Goal ::
Return the listing below exactly, with the pictures dropped.

Given data ::

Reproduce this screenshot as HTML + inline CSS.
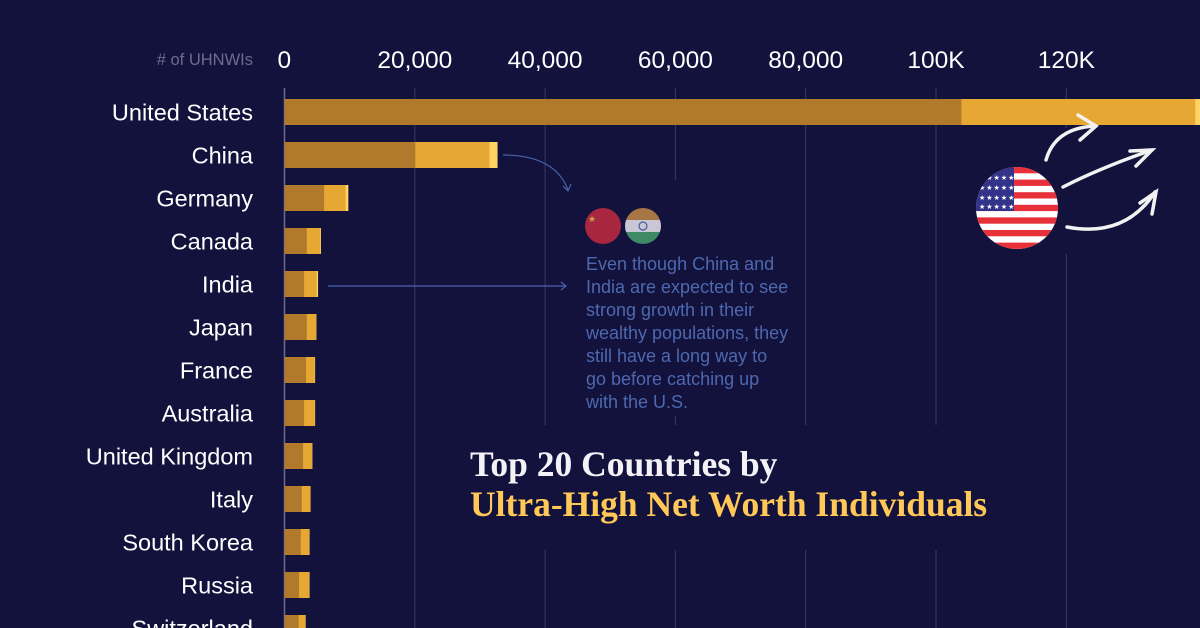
<!DOCTYPE html>
<html><head><meta charset="utf-8"><style>
html,body{margin:0;padding:0;background:#13123d;}
body{width:1200px;height:628px;overflow:hidden;position:relative;font-family:"Liberation Sans",sans-serif;}
</style></head><body>
<svg id="chart" width="1200" height="628" viewBox="0 0 1200 628" xmlns="http://www.w3.org/2000/svg" style="position:absolute;left:0;top:0">
<defs>
<clipPath id="flagclip"><circle cx="1017" cy="208" r="41"/></clipPath>
<clipPath id="cnclip"><circle cx="603" cy="226" r="18"/></clipPath>
<clipPath id="inclip"><circle cx="643" cy="226" r="18"/></clipPath>
</defs>
<g id="grid"></g>
<g id="ticks"></g>
<g id="bars"></g>
<g id="labels"></g>
</svg>
<script>
const countries=["United States","China","Germany","Canada","India","Japan","France","Australia","United Kingdom","Italy","South Korea","Russia","Switzerland"];
const current=[103900,20080,6080,3420,3000,3420,3310,3000,2850,2650,2490,2230,2180];
const forecast=[139800,31460,9390,5500,4950,4850,4650,4650,4230,3950,3800,3800,3200];
const capEnd=[141500,32700,9800,5600,5150,4900,4700,4700,4280,4000,3850,3850,3250];
const tickValues=[0,20000,40000,60000,80000,100000,120000];
const tickLabels=["0","20,000","40,000","60,000","80,000","100K","120K"];

const NS="http://www.w3.org/2000/svg";
const x0=284.5, pxPer=130.3/20000;
function xs(v){return x0+v*pxPer;}
function ys(i){return 112+43*i;}
function mk(tag,attrs,parent){const e=document.createElementNS(NS,tag);for(const k in attrs)e.setAttribute(k,attrs[k]);parent.appendChild(e);return e;}
const grid=document.getElementById('grid'),ticks=document.getElementById('ticks'),bars=document.getElementById('bars'),labels=document.getElementById('labels');

tickValues.forEach((v,i)=>{
  if(v>0){
    const g=mk('line',{x1:xs(v),x2:xs(v),y1:88,y2:628,stroke:'#3a3960','stroke-width':1},grid);
    
    
  }
  const t=mk('text',{x:xs(v),y:68,fill:'#ffffff','font-size':24.5,'text-anchor':v===0?'start':'middle','font-family':'Liberation Sans, sans-serif'},ticks);
  if(v===0)t.setAttribute('x',x0-7);
  t.textContent=tickLabels[i];
  
  
});
const axl=mk('text',{x:253,y:65,fill:'#6e6b8c','font-size':16.5,'text-anchor':'end'},ticks);
axl.textContent="# of UHNWIs";


const zl=mk('line',{x1:x0,x2:x0,y1:88,y2:628,stroke:'#6e6b8c','stroke-width':1.5},grid);



countries.forEach((c,i)=>{
  const y=ys(i)-13;
  const r3=mk('rect',{x:x0,y:y,width:xs(capEnd[i])-x0,height:26,fill:'#ffd465'},bars);
  
  
  const r2=mk('rect',{x:x0,y:y,width:xs(forecast[i])-x0,height:26,fill:'#e6a733'},bars);
  
  
  const r1=mk('rect',{x:x0,y:y,width:xs(current[i])-x0,height:26,fill:'#b0792c'},bars);
  
  
  const t=mk('text',{x:253,y:ys(i)+8.5,fill:'#ffffff','font-size':23.5,'text-anchor':'end'},labels);
  t.textContent=c;
  
  
});

const ob1=mk('rect',{x:570,y:180,width:235,height:236,fill:'#13123d'},grid);


const ob2=mk('rect',{x:465,y:425,width:555,height:125,fill:'#13123d'},grid);


const ob3=mk('rect',{x:970,y:128,width:200,height:126,fill:'#13123d'},grid);


</script>
<svg width="1200" height="628" style="position:absolute;left:0;top:0;pointer-events:none">
  <path d="M503 155 Q555 155 568 190" fill="none" stroke="#4a62a8" stroke-width="1.2"/>
  <path d="M563 186 L568 191 L571 184" fill="none" stroke="#4a62a8" stroke-width="1.2"/>
  <line x1="328" y1="286" x2="566" y2="286" stroke="#4a62a8" stroke-width="1.2"/>
  <path d="M561 282 L566 286 L561 290" fill="none" stroke="#4a62a8" stroke-width="1.2"/>
  <g clip-path="url(#cnclip)">
    <rect x="585" y="208" width="36" height="36" fill="#a8263f"/>
    <text x="588" y="222" font-size="9" fill="#c9a544">★</text>
  </g>
  <g clip-path="url(#inclip)">
    <rect x="625" y="208" width="36" height="12" fill="#a87545"/>
    <rect x="625" y="220" width="36" height="12" fill="#c9c7d6"/>
    <rect x="625" y="232" width="36" height="12" fill="#3e8a64"/>
    <circle cx="643" cy="226" r="4" fill="none" stroke="#4a5aa0" stroke-width="1.2"/>
  </g>
  <g clip-path="url(#flagclip)">
    <rect x="976" y="167" width="82" height="82" fill="#ffffff"/>
    <g fill="#e8303a">
      <rect x="976" y="167" width="82" height="6.3"/><rect x="976" y="179.6" width="82" height="6.3"/>
      <rect x="976" y="192.2" width="82" height="6.3"/><rect x="976" y="204.8" width="82" height="6.3"/>
      <rect x="976" y="217.4" width="82" height="6.3"/><rect x="976" y="230" width="82" height="6.3"/>
      <rect x="976" y="242.6" width="82" height="6.3"/>
    </g>
    <rect x="976" y="167" width="38" height="44" fill="#33338a"/>
    <text x="979" y="180" font-size="7" fill="#fff" letter-spacing="1">★★★★★</text>
    <text x="979" y="190" font-size="7" fill="#fff" letter-spacing="1">★★★★★</text>
    <text x="979" y="200" font-size="7" fill="#fff" letter-spacing="1">★★★★★</text>
    <text x="979" y="209" font-size="7" fill="#fff" letter-spacing="1">★★★★★</text>
  </g>
  <g fill="none" stroke="#f2f2f2" stroke-width="3.5" stroke-linecap="round">
    <path d="M1046 160 Q1055 128 1095 126"/><path d="M1078 115 L1096 126 L1080 140"/>
    <path d="M1063 187 Q1100 168 1152 150"/><path d="M1130 151 L1152 150 L1136 166"/>
    <path d="M1067 227 Q1125 238 1155 192"/><path d="M1140 203 L1156 192 L1152 214"/>
  </g>
</svg>
<div style="position:absolute;left:586px;top:253px;width:204px;font-size:18px;line-height:23px;color:#4d68ae;">Even though China and India are expected to see strong growth in their wealthy populations, they still have a long way to go before catching up with the U.S.</div>
<div style="position:absolute;left:470px;top:444px;font-family:'Liberation Serif',serif;font-weight:bold;font-size:35.5px;line-height:40px;">
  <div style="color:#f4f2f6">Top 20 Countries by</div>
  <div style="color:#ffc857">Ultra-High Net Worth Individuals</div>
</div>
</body></html>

Exercise result ::
Reproduce this screenshot as HTML + inline CSS.
<!DOCTYPE html>
<html><head><meta charset="utf-8"><style>
html,body{margin:0;padding:0;background:#13123d;}
body{width:1200px;height:628px;overflow:hidden;position:relative;font-family:"Liberation Sans",sans-serif;}
</style></head><body>
<svg id="chart" width="1200" height="628" viewBox="0 0 1200 628" xmlns="http://www.w3.org/2000/svg" style="position:absolute;left:0;top:0">
<defs>
<clipPath id="flagclip"><circle cx="1017" cy="208" r="41"/></clipPath>
<clipPath id="cnclip"><circle cx="603" cy="226" r="18"/></clipPath>
<clipPath id="inclip"><circle cx="643" cy="226" r="18"/></clipPath>
</defs>
<g id="grid"></g>
<g id="ticks"></g>
<g id="bars"></g>
<g id="labels"></g>
</svg>
<script>
const countries=["United States","China","Germany","Canada","India","Japan","France","Australia","United Kingdom","Italy","South Korea","Russia","Switzerland"];
const current=[103900,20080,6080,3420,3000,3420,3310,3000,2850,2650,2490,2230,2180];
const forecast=[139800,31460,9390,5500,4950,4850,4650,4650,4230,3950,3800,3800,3200];
const capEnd=[141500,32700,9800,5600,5150,4900,4700,4700,4280,4000,3850,3850,3250];
const tickValues=[0,20000,40000,60000,80000,100000,120000];
const tickLabels=["0","20,000","40,000","60,000","80,000","100K","120K"];

const NS="http://www.w3.org/2000/svg";
const x0=284.5, pxPer=130.3/20000;
function xs(v){return x0+v*pxPer;}
function ys(i){return 112+43*i;}
function mk(tag,attrs,parent){const e=document.createElementNS(NS,tag);for(const k in attrs)e.setAttribute(k,attrs[k]);parent.appendChild(e);return e;}
const grid=document.getElementById('grid'),ticks=document.getElementById('ticks'),bars=document.getElementById('bars'),labels=document.getElementById('labels');

tickValues.forEach((v,i)=>{
  if(v>0){
    const g=mk('line',{x1:xs(v),x2:xs(v),y1:88,y2:628,stroke:'#3a3960','stroke-width':1},grid);
    
    
  }
  const t=mk('text',{x:xs(v),y:68,fill:'#ffffff','font-size':24.5,'text-anchor':v===0?'start':'middle','font-family':'Liberation Sans, sans-serif'},ticks);
  if(v===0)t.setAttribute('x',x0-7);
  t.textContent=tickLabels[i];
  
  
});
const axl=mk('text',{x:253,y:65,fill:'#6e6b8c','font-size':16.5,'text-anchor':'end'},ticks);
axl.textContent="# of UHNWIs";


const zl=mk('line',{x1:x0,x2:x0,y1:88,y2:628,stroke:'#6e6b8c','stroke-width':1.5},grid);



countries.forEach((c,i)=>{
  const y=ys(i)-13;
  const r3=mk('rect',{x:x0,y:y,width:xs(capEnd[i])-x0,height:26,fill:'#ffd465'},bars);
  
  
  const r2=mk('rect',{x:x0,y:y,width:xs(forecast[i])-x0,height:26,fill:'#e6a733'},bars);
  
  
  const r1=mk('rect',{x:x0,y:y,width:xs(current[i])-x0,height:26,fill:'#b0792c'},bars);
  
  
  const t=mk('text',{x:253,y:ys(i)+8.5,fill:'#ffffff','font-size':23.5,'text-anchor':'end'},labels);
  t.textContent=c;
  
  
});

const ob1=mk('rect',{x:570,y:180,width:235,height:236,fill:'#13123d'},grid);


const ob2=mk('rect',{x:465,y:425,width:555,height:125,fill:'#13123d'},grid);


const ob3=mk('rect',{x:970,y:128,width:200,height:126,fill:'#13123d'},grid);


</script>
<svg width="1200" height="628" style="position:absolute;left:0;top:0;pointer-events:none">
  <path d="M503 155 Q555 155 568 190" fill="none" stroke="#4a62a8" stroke-width="1.2"/>
  <path d="M563 186 L568 191 L571 184" fill="none" stroke="#4a62a8" stroke-width="1.2"/>
  <line x1="328" y1="286" x2="566" y2="286" stroke="#4a62a8" stroke-width="1.2"/>
  <path d="M561 282 L566 286 L561 290" fill="none" stroke="#4a62a8" stroke-width="1.2"/>
  <g clip-path="url(#cnclip)">
    <rect x="585" y="208" width="36" height="36" fill="#a8263f"/>
    <text x="588" y="222" font-size="9" fill="#c9a544">★</text>
  </g>
  <g clip-path="url(#inclip)">
    <rect x="625" y="208" width="36" height="12" fill="#a87545"/>
    <rect x="625" y="220" width="36" height="12" fill="#c9c7d6"/>
    <rect x="625" y="232" width="36" height="12" fill="#3e8a64"/>
    <circle cx="643" cy="226" r="4" fill="none" stroke="#4a5aa0" stroke-width="1.2"/>
  </g>
  <g clip-path="url(#flagclip)">
    <rect x="976" y="167" width="82" height="82" fill="#ffffff"/>
    <g fill="#e8303a">
      <rect x="976" y="167" width="82" height="6.3"/><rect x="976" y="179.6" width="82" height="6.3"/>
      <rect x="976" y="192.2" width="82" height="6.3"/><rect x="976" y="204.8" width="82" height="6.3"/>
      <rect x="976" y="217.4" width="82" height="6.3"/><rect x="976" y="230" width="82" height="6.3"/>
      <rect x="976" y="242.6" width="82" height="6.3"/>
    </g>
    <rect x="976" y="167" width="38" height="44" fill="#33338a"/>
    <text x="979" y="180" font-size="7" fill="#fff" letter-spacing="1">★★★★★</text>
    <text x="979" y="190" font-size="7" fill="#fff" letter-spacing="1">★★★★★</text>
    <text x="979" y="200" font-size="7" fill="#fff" letter-spacing="1">★★★★★</text>
    <text x="979" y="209" font-size="7" fill="#fff" letter-spacing="1">★★★★★</text>
  </g>
  <g fill="none" stroke="#f2f2f2" stroke-width="3.5" stroke-linecap="round">
    <path d="M1046 160 Q1055 128 1095 126"/><path d="M1078 115 L1096 126 L1080 140"/>
    <path d="M1063 187 Q1100 168 1152 150"/><path d="M1130 151 L1152 150 L1136 166"/>
    <path d="M1067 227 Q1125 238 1155 192"/><path d="M1140 203 L1156 192 L1152 214"/>
  </g>
</svg>
<div style="position:absolute;left:586px;top:253px;width:204px;font-size:18px;line-height:23px;color:#4d68ae;">Even though China and India are expected to see strong growth in their wealthy populations, they still have a long way to go before catching up with the U.S.</div>
<div style="position:absolute;left:470px;top:444px;font-family:'Liberation Serif',serif;font-weight:bold;font-size:35.5px;line-height:40px;">
  <div style="color:#f4f2f6">Top 20 Countries by</div>
  <div style="color:#ffc857">Ultra-High Net Worth Individuals</div>
</div>
</body></html>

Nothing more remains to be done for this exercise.